Former LSU professor, student preserve history of cemetery near State Capitol in new book

BATON ROUGE, LA (WAFB) - The Louisiana book fest takes place this Saturday and that means you can expect book fans to flood the Louisiana State Capitol grounds. Among the crowd this year are two women with a book about graveyards. Both authors have a unique spin on these historic places that are fading fast.

If you grew up in Louisiana, you probably learned that Huey Long is buried at his statue on the capitol grounds. But did you know that behind a row of crape myrtles at the state capitol was a very old cemetery that had been burying its dead since the 1700s?  This posed a problem for Louisiana's growing capital plans and, so it was decommissioned and graves were moved. The cemetery is not far from the capitol on North Street.  Volunteers help maintain the historic Lutheran Cemetery.

But an LSU excavation in the 1990s showed they missed several. "You had French, you had Spanish, then Americans. This was a large cemetery," Mary Manhein told WAFB in a 1991 interview.

Together, Dr.

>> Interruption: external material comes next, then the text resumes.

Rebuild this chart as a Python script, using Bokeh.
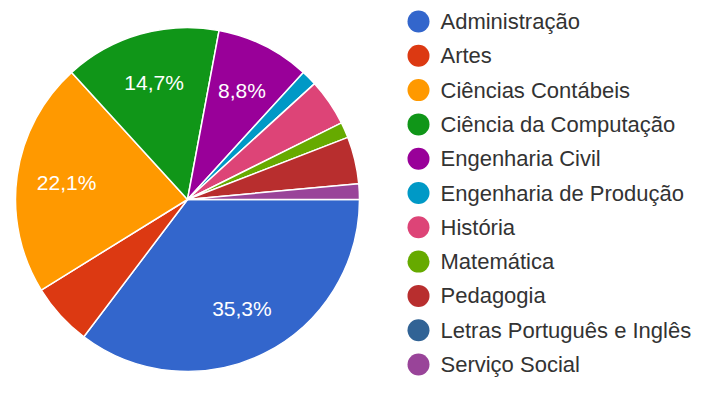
import numpy as np
from bokeh.plotting import figure
from bokeh.models import ColumnDataSource
from bokeh.core.properties import value
from bokeh.embed import file_html
from bokeh.resources import INLINE

# ---- data ----
courses = ["Administração", "Artes", "Ciências Contábeis", "Ciência da Computação",
           "Engenharia Civil", "Engenharia de Produção", "História", "Matemática",
           "Pedagogia", "Letras Português e Inglês", "Serviço Social"]
counts = [24, 4, 15, 10, 6, 1, 3, 1, 3, 0, 1]
colors = ["#3366cc", "#dc3912", "#ff9900", "#109618", "#990099", "#0099c6",
          "#dd4477", "#66aa00", "#b82e2e", "#316395", "#994499"]

W, H = 691, 377
p = figure(width=W, height=H, x_range=(0, W), y_range=(0, H),
           output_backend="svg", toolbar_location=None, min_border=0)
p.axis.visible = False
p.grid.visible = False
p.outline_line_color = None
p.background_fill_color = "white"

# pie geometry (pixels; y measured from the bottom)
cx, cy, R = 187, H - 199, 172

vals = np.array(counts, dtype=float)
frac = vals / vals.sum()
cum = np.concatenate([[0], np.cumsum(frac)])
# clockwise from 3 o'clock
start = -2 * np.pi * cum[1:]
end = -2 * np.pi * cum[:-1]
nz = vals > 0

src = ColumnDataSource(dict(start=start[nz], end=end[nz],
                            color=[c for c, k in zip(colors, nz) if k]))
p.wedge(x=cx, y=cy, radius=R, start_angle="start", end_angle="end",
        fill_color="color", line_color="white", line_width=1.5, source=src)

# slice labels
mid = -2 * np.pi * (cum[:-1] + cum[1:]) / 2
show = frac >= 0.08
lr = 0.71 * R
lx = cx + lr * np.cos(mid[show])
ly = cy + lr * np.sin(mid[show])
labels = [f"{f*100:.1f}%".replace(".", ",") for f in frac[show]]
p.text(x=lx, y=ly, text=labels, text_color="white", text_align="center",
       text_baseline="middle", text_font=value("Liberation Sans"),
       text_font_size="21px")

# legend
n = len(courses)
ly0, step = H - 21, 34.3
leg_y = ly0 - step * np.arange(n)
p.scatter(x=[418] * n, y=leg_y, size=22, fill_color=colors, line_color=None)
p.text(x=[440] * n, y=leg_y, text=courses, text_color="#333333",
       text_align="left", text_baseline="middle",
       text_font=value("Liberation Sans"), text_font_size="22px")

with open("out.html", "w", encoding="utf-8") as f:
    f.write(file_html(p, INLINE))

Mary Manhein and one of her former students Jessica Schexnaydre have written a new book, called Fragile Ground: Louisiana's Endangered Cemeteries. Research for the book sent them far and wide. "We visited 138 cemeteries...also a loss of culture," Dr. Manhein said. Schexnaydre took the pictures in the book.

Manhein and Schexnaydre hope to preserve the history of the cemetery on North Street as well as historical cemeteries Denham Springs, Cocodrie, and Leeville, Fragile Ground assures they are remembered.